Early diagnosis has meant that Jessica’s life is no different to any other child, her sister was less fortunate and still requires full-time care. ‘Jessica bikes to school, she passed her ballet exam with a merit, she can talk, count to 20, write her name – she is a miracle.’
TPP1 was one of the quickest-approved drugs in history, but it took the NHS a further two years to approve it due to the lack of long-term data. Meanwhile the Rich family fought for the drug to be approved in the UK, something they achieved with relentless campaigning, charity work and a ‘pleasantly persistent’ strategy of implementing positive change.
‘We campaigned tirelessly, and it did eventually become approved in December 2019,’ Gail tells us. ‘We don’t take “no” as “no”, we take “no” as “not a yes yet”.
‘We went to the head of the Newcastle Hospitals Trust first, but luckily a clinical doctor at the RVI read our email and contacted us. He thought the story was extraordinary. Since they have a metabolic specialist, they realised they could move forward with it and offer the treatment.’
This massive success for the region makes Newcastle’s RVI the only non-LSD centre (a facility designed to fight Lysosomal Storage Diseases) outside London to offer the life-saving treatment. This would not have been accomplished without the joint efforts of the Rich family and the RVI’s brilliant staff – leading them to be presented the Pride of Batten award for their achievements.
‘We are so proud of them, they deserve it so much. They were up against other wonderful specialists, but the way that they committed to our family and now another family in South Shields; future families and offering further treatment with other diseases thanks to their metabolic nurse – it’s amazing. It’s created a legacy.’
The quality of life improvement this has granted for the Rich family is immeasurable. Shortening their fortnightly commute to London from six hours total to a mere 40 minutes, it’s given them time to have more family days together making the most of the good times, and allowing the girls to spend more time at home with their big brother, Louis.

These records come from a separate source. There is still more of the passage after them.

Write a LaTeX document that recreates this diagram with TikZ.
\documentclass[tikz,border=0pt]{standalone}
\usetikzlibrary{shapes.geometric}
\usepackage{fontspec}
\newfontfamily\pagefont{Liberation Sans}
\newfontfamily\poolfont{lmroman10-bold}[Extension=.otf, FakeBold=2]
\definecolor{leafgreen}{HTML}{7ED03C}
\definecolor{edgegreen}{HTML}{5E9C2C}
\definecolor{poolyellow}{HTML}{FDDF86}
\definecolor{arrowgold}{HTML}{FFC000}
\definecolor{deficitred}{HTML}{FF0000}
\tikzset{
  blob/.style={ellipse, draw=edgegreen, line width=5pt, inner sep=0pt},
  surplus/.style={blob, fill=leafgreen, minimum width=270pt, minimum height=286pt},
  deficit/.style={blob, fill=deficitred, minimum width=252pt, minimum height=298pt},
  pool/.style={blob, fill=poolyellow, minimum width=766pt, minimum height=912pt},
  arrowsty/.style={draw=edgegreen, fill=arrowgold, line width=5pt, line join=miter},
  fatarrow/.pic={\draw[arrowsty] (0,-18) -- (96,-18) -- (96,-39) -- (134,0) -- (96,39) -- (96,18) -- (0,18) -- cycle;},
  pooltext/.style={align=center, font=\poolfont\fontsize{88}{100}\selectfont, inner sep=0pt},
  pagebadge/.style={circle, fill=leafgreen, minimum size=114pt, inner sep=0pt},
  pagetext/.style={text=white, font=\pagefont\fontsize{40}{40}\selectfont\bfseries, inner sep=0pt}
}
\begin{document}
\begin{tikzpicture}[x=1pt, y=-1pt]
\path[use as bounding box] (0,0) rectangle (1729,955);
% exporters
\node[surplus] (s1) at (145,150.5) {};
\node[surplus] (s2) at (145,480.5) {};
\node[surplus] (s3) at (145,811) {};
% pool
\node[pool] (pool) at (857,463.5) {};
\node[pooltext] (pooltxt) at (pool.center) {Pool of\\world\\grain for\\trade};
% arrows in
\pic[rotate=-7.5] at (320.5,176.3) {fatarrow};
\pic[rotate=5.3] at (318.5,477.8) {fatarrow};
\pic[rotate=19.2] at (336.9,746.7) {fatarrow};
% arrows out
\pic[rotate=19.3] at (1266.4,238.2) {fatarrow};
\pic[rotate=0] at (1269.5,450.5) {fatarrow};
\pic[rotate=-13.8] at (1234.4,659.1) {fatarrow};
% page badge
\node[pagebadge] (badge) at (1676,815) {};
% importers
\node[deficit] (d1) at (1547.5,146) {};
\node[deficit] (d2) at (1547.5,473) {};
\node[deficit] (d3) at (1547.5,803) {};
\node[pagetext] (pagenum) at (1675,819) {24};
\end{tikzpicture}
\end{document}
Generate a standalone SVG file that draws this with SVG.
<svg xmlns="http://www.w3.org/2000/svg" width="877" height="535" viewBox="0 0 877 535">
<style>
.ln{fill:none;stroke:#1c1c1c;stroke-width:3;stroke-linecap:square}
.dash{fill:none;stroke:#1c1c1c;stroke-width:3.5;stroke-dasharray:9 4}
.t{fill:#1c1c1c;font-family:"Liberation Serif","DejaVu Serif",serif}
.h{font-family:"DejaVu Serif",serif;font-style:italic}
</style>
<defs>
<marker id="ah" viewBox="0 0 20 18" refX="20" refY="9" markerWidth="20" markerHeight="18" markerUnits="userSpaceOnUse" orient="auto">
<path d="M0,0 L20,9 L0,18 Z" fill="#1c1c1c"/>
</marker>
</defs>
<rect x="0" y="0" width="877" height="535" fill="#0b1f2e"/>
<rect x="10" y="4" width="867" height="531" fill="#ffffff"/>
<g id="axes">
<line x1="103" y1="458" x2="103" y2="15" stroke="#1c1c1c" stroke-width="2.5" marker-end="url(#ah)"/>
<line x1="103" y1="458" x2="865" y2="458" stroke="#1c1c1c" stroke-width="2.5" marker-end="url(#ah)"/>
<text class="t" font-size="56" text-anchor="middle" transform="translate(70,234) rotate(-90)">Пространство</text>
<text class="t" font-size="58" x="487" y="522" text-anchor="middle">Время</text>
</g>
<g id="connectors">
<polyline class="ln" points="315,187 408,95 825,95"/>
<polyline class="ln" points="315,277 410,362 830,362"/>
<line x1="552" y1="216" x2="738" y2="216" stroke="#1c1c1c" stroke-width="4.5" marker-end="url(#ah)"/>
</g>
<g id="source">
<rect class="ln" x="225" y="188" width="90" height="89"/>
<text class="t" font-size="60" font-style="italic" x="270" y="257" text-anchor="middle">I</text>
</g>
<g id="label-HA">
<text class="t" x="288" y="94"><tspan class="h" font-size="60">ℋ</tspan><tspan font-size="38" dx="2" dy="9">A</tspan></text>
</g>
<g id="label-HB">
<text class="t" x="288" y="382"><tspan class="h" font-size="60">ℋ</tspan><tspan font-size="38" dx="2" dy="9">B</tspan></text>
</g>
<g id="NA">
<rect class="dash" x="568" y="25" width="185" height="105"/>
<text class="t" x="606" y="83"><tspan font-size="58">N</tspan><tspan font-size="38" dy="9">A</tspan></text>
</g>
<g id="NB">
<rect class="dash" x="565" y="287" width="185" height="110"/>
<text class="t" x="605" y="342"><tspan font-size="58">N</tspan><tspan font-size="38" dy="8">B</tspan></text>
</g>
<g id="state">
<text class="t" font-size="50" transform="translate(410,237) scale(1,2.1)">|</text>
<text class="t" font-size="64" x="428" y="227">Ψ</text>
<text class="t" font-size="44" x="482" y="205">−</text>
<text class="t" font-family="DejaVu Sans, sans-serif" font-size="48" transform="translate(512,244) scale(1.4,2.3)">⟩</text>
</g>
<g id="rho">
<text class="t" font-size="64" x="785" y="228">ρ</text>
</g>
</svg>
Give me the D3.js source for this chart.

Looking to the future, the Rich family are turning their attention towards making sure no family ever goes through what they had to ever again – starting a charity, the Nicole and Jessica Foundation, advocating for Battens awareness and fighting to make sure every child has the opportunity to live a better life.
‘We’re always hosting events, getting involved in fundraising, and spreading awareness,’ says Gail. ‘We want people to know that we have been to the depths of despair where we thought we could never possibly smile, to now knowing that it will be okay. We have to do something positive.’